→ **Task details**
Retype only what runs from the first line of the listing to the line holding "const zLim = [-1.77, 37.4];", both included. Do not retype the pictures.
····················
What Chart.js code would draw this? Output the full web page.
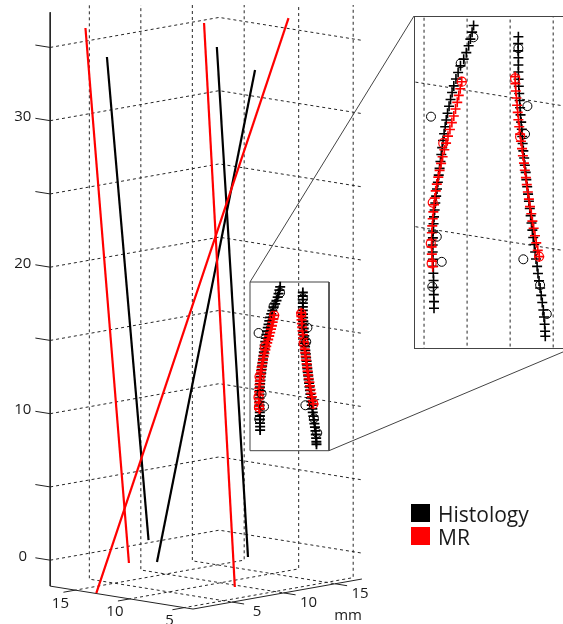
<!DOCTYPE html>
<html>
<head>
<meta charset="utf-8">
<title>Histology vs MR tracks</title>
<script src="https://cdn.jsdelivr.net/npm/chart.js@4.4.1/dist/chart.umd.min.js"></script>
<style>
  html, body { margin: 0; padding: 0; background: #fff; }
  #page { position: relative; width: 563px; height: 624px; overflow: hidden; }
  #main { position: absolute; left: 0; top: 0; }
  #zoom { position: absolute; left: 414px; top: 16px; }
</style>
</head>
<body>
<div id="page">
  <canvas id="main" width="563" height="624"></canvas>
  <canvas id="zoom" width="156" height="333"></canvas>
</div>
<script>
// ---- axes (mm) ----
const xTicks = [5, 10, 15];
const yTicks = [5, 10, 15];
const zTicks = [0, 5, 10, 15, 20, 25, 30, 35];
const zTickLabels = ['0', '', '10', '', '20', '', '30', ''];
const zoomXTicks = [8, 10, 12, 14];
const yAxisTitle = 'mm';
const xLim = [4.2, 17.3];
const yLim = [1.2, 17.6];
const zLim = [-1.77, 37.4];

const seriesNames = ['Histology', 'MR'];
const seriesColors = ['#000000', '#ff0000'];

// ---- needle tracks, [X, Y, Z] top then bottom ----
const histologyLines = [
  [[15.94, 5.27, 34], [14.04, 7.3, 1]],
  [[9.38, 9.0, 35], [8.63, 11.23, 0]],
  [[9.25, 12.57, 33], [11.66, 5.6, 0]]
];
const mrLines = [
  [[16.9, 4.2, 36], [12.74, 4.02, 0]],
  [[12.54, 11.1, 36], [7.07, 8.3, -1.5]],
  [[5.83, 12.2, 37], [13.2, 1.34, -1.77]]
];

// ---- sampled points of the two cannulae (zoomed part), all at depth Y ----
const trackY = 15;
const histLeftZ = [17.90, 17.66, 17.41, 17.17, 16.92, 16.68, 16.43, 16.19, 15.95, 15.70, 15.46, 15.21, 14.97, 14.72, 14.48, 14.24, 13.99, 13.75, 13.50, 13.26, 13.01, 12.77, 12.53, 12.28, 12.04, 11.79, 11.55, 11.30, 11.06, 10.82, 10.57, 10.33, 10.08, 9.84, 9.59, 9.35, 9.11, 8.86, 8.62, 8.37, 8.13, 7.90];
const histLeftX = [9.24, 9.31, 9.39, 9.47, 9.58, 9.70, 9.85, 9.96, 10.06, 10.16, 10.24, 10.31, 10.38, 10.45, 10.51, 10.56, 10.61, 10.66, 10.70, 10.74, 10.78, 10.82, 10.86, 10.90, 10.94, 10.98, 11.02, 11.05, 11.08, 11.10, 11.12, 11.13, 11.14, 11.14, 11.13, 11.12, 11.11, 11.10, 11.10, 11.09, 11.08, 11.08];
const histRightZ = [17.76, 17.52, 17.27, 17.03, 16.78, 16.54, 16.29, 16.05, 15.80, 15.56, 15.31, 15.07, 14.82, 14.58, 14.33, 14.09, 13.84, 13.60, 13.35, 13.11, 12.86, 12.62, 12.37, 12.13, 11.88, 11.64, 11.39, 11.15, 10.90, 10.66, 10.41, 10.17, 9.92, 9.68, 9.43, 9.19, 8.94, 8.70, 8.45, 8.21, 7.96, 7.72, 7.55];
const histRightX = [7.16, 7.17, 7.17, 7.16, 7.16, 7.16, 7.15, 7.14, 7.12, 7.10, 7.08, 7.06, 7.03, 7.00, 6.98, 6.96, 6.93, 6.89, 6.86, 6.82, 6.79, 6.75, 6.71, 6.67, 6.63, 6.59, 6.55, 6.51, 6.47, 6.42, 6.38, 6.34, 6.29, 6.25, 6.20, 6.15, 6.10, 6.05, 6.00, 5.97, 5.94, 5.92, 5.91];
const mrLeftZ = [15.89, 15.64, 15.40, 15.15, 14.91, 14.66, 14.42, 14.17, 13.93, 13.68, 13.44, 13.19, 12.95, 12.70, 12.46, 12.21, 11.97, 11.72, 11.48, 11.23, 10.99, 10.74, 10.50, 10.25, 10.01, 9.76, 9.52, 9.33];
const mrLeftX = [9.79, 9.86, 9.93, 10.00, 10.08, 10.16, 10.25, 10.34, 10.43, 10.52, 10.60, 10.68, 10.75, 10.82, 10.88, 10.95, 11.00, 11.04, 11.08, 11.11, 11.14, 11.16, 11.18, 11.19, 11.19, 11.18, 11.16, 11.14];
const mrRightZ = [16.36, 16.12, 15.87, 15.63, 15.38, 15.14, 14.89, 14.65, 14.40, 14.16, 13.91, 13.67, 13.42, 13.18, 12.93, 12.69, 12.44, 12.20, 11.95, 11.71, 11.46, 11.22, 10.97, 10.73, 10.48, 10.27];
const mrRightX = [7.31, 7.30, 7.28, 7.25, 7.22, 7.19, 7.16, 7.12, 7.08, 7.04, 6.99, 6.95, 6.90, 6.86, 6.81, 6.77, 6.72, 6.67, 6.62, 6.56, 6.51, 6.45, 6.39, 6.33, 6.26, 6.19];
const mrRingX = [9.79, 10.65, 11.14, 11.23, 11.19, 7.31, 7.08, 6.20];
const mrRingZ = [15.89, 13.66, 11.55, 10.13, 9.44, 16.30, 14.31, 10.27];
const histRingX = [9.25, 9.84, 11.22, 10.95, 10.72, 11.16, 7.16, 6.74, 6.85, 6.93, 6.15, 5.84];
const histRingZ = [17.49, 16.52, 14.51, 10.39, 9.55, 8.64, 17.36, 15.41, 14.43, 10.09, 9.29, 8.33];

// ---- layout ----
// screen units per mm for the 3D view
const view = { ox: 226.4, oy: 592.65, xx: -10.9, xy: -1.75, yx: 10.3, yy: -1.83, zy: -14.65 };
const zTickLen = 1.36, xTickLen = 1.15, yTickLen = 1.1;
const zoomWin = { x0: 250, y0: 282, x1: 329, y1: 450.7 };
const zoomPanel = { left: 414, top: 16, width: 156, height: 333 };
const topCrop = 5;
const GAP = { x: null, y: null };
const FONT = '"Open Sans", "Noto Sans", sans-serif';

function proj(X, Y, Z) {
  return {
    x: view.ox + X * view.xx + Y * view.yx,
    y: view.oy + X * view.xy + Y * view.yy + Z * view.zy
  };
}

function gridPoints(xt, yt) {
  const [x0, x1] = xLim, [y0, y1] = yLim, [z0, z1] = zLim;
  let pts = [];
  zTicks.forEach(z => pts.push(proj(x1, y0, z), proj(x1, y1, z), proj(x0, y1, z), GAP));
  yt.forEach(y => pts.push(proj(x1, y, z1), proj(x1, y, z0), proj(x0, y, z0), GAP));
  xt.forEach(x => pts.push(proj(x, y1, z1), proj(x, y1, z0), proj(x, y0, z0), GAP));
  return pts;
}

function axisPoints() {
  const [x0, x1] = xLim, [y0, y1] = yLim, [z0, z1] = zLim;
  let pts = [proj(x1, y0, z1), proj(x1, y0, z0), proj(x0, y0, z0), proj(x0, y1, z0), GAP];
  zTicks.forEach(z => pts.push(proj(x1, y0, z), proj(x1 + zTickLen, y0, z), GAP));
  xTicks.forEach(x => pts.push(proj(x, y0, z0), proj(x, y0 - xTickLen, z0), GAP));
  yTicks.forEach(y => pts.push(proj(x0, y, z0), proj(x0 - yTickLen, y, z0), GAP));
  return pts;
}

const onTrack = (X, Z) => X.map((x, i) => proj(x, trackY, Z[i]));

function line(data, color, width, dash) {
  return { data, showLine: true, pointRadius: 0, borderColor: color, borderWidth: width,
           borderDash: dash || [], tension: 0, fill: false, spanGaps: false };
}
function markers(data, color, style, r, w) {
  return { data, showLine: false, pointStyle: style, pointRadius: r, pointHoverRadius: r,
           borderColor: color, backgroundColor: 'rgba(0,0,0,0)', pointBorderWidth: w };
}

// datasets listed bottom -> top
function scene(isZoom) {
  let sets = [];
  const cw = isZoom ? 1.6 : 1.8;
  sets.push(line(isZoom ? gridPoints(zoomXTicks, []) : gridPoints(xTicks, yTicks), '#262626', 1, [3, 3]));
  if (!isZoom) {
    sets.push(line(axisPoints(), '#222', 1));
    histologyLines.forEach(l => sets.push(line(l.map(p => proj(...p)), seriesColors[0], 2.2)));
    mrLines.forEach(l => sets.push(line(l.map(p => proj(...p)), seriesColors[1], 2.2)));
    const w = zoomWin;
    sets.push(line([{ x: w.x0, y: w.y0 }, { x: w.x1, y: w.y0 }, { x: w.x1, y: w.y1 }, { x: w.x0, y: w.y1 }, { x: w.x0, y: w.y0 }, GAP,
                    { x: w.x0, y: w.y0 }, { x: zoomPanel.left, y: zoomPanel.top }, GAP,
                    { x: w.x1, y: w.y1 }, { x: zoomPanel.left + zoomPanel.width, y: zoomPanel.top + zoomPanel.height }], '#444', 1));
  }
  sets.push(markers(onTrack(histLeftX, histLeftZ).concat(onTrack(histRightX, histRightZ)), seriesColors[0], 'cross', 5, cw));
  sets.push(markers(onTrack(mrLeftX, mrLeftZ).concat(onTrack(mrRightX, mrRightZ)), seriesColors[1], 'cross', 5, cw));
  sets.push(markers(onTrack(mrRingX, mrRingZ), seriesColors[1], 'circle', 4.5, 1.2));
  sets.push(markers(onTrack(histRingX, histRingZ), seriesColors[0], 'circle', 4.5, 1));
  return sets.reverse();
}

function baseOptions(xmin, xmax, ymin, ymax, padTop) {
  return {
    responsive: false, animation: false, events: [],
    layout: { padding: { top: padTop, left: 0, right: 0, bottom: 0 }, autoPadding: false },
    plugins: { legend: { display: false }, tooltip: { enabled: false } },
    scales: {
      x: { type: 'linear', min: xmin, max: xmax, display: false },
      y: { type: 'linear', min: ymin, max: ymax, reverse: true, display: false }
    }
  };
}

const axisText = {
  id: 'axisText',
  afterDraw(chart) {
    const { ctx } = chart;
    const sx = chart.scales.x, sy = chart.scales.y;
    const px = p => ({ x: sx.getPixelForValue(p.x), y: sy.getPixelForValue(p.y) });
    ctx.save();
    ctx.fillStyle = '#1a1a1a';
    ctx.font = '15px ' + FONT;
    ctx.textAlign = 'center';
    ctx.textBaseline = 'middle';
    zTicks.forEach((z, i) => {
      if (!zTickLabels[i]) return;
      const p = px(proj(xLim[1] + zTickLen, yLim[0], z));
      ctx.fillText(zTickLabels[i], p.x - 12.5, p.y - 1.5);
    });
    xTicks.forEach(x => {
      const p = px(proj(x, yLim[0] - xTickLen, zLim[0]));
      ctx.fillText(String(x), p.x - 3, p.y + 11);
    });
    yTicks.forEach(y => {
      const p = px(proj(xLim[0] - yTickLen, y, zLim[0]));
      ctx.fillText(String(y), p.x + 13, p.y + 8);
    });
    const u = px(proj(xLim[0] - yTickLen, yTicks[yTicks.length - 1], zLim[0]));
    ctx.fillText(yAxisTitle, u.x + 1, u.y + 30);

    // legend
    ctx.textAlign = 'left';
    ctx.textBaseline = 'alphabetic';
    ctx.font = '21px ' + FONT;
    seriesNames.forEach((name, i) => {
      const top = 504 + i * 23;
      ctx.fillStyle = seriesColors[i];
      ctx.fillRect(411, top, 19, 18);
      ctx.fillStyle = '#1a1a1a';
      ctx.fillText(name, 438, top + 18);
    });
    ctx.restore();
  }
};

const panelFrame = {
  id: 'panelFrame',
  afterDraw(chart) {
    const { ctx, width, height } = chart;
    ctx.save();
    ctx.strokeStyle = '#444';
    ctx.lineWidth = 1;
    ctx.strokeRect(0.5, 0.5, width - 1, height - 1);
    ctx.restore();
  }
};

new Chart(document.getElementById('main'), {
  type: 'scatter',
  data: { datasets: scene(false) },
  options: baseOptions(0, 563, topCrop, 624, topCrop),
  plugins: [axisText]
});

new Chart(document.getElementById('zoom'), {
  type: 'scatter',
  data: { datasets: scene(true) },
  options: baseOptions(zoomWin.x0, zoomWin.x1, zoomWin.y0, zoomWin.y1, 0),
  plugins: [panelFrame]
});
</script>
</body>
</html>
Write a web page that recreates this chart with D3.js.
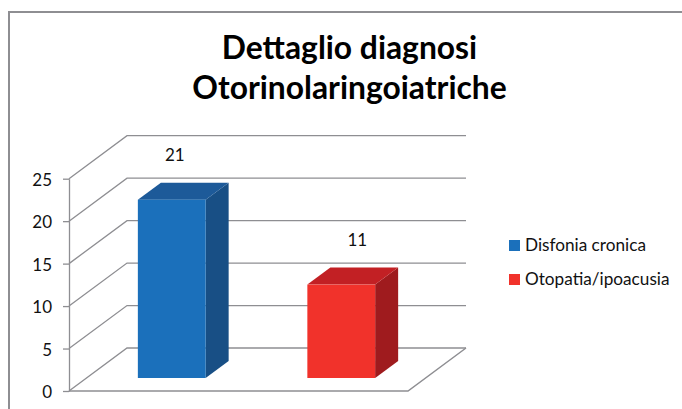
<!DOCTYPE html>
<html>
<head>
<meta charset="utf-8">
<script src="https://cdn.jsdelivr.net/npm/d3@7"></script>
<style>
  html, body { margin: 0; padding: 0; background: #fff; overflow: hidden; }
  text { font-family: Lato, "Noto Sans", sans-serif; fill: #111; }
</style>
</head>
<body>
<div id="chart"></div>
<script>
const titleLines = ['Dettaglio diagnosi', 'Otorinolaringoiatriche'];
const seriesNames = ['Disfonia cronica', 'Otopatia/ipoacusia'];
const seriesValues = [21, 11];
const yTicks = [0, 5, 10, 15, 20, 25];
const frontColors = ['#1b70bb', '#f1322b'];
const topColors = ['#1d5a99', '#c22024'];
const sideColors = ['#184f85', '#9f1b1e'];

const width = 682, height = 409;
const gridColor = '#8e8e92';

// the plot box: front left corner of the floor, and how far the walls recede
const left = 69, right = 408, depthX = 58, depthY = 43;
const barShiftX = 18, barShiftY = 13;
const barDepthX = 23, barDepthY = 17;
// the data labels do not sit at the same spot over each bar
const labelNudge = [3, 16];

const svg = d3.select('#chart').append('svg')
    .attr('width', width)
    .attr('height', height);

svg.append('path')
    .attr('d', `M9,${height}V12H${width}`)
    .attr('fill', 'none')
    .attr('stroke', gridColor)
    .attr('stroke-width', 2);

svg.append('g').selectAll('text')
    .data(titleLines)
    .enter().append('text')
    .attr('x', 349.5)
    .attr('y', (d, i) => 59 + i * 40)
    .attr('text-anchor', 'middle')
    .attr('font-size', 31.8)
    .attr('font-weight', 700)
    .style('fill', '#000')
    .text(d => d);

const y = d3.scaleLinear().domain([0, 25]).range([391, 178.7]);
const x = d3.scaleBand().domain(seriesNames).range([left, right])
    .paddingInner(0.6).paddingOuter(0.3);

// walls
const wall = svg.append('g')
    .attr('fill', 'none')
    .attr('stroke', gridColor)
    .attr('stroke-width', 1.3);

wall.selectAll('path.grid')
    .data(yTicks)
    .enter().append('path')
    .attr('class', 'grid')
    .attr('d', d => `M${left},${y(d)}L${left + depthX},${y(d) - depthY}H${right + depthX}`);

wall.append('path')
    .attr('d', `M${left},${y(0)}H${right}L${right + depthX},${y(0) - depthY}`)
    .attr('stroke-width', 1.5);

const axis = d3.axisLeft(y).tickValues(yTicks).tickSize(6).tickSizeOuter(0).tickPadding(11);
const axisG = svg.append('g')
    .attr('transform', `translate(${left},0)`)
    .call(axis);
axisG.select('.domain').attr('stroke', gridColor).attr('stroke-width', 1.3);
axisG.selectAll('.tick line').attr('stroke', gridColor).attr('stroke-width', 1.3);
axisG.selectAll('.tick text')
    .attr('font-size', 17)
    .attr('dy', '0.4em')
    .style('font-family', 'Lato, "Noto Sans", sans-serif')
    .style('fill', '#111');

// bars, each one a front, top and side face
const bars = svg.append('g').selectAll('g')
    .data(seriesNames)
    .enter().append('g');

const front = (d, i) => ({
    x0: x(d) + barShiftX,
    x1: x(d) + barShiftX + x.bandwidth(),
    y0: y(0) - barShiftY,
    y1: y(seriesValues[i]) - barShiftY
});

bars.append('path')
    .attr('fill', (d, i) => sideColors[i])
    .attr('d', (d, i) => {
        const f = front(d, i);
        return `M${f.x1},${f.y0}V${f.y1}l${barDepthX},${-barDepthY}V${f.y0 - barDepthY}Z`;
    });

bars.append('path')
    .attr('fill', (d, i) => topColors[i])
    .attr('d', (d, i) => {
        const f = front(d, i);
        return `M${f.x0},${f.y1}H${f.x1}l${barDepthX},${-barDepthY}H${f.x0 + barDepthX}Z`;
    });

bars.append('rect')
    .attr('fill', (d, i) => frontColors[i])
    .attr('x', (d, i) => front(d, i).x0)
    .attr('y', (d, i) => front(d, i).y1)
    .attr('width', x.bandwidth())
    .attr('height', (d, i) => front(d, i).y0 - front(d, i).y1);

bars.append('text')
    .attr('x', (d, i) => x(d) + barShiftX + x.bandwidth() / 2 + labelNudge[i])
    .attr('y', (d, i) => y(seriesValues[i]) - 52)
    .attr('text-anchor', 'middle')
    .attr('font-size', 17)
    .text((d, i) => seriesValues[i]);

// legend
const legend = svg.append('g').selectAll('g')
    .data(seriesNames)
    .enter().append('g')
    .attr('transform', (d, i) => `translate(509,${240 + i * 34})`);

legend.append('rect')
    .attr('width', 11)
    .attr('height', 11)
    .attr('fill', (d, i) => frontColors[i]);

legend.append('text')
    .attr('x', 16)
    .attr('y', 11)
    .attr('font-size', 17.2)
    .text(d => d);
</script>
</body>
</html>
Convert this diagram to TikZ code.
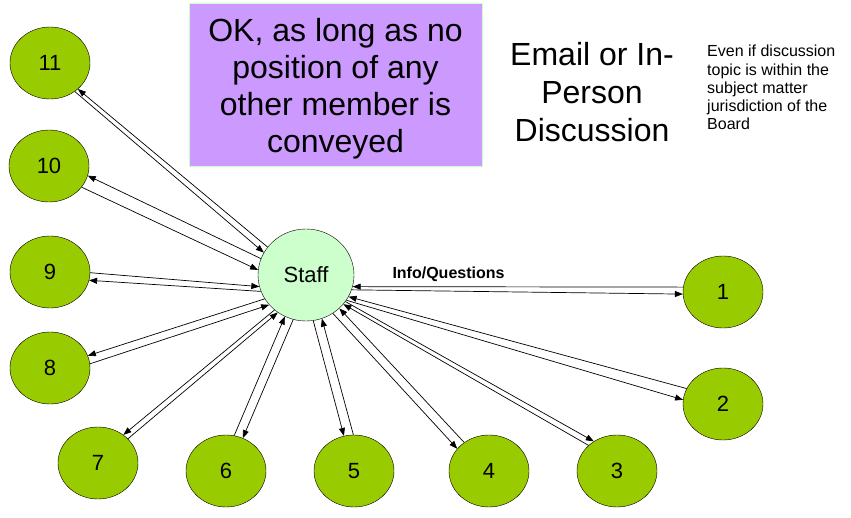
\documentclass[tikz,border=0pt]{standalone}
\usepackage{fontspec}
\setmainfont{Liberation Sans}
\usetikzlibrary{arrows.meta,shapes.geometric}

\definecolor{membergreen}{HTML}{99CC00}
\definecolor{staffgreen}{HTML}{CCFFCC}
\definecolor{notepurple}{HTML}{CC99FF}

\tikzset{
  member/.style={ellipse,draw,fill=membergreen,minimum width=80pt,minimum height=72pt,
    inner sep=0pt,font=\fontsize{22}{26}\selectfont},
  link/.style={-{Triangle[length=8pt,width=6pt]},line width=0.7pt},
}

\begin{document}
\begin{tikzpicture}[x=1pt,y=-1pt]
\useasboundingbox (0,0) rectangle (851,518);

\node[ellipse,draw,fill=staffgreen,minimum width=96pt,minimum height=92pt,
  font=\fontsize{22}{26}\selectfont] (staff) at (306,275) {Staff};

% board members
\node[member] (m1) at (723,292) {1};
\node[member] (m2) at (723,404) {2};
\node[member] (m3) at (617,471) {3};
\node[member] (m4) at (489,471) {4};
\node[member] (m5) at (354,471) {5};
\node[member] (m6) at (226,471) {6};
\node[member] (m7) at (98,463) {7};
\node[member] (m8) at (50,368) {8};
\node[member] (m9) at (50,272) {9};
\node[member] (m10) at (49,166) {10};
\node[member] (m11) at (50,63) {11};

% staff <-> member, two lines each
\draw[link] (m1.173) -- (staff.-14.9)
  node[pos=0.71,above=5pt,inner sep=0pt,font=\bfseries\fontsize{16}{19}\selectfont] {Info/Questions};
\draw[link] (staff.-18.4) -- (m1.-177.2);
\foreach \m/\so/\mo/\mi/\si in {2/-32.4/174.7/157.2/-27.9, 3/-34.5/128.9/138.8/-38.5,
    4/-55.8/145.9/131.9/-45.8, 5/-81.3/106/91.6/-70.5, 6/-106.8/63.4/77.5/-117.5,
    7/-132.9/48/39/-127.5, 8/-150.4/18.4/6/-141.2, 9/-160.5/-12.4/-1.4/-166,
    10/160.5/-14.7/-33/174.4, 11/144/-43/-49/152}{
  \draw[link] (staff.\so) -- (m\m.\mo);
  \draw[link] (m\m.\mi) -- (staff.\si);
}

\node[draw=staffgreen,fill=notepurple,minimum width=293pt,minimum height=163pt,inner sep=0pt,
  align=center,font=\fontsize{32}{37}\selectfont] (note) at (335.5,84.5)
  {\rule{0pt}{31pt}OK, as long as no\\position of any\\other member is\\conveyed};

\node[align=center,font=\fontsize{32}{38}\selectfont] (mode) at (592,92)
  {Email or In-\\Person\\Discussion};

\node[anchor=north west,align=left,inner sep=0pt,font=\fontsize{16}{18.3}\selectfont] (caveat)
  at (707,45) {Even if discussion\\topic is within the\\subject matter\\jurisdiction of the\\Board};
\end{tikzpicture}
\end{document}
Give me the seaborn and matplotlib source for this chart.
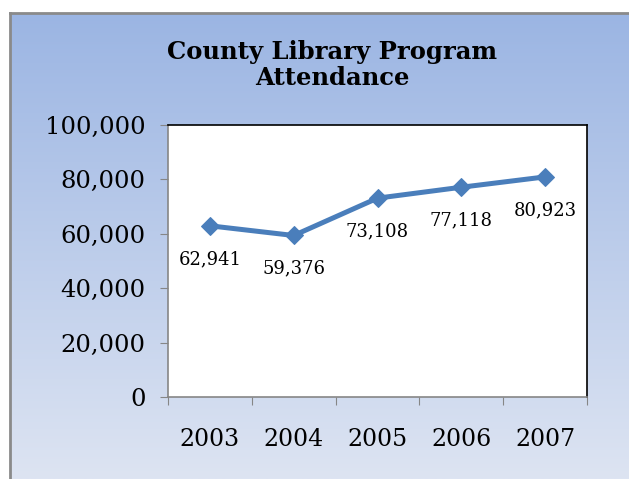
····················
→ **The answer**
What Chart.js code would draw this? Output the full web page.
<!DOCTYPE html>
<html>
<head>
<meta charset="utf-8">
<title>Histology vs MR tracks</title>
<script src="https://cdn.jsdelivr.net/npm/chart.js@4.4.1/dist/chart.umd.min.js"></script>
<style>
  html, body { margin: 0; padding: 0; background: #fff; }
  #page { position: relative; width: 563px; height: 624px; overflow: hidden; }
  #main { position: absolute; left: 0; top: 0; }
  #zoom { position: absolute; left: 414px; top: 16px; }
</style>
</head>
<body>
<div id="page">
  <canvas id="main" width="563" height="624"></canvas>
  <canvas id="zoom" width="156" height="333"></canvas>
</div>
<script>
// ---- axes (mm) ----
const xTicks = [5, 10, 15];
const yTicks = [5, 10, 15];
const zTicks = [0, 5, 10, 15, 20, 25, 30, 35];
const zTickLabels = ['0', '', '10', '', '20', '', '30', ''];
const zoomXTicks = [8, 10, 12, 14];
const yAxisTitle = 'mm';
const xLim = [4.2, 17.3];
const yLim = [1.2, 17.6];
const zLim = [-1.77, 37.4];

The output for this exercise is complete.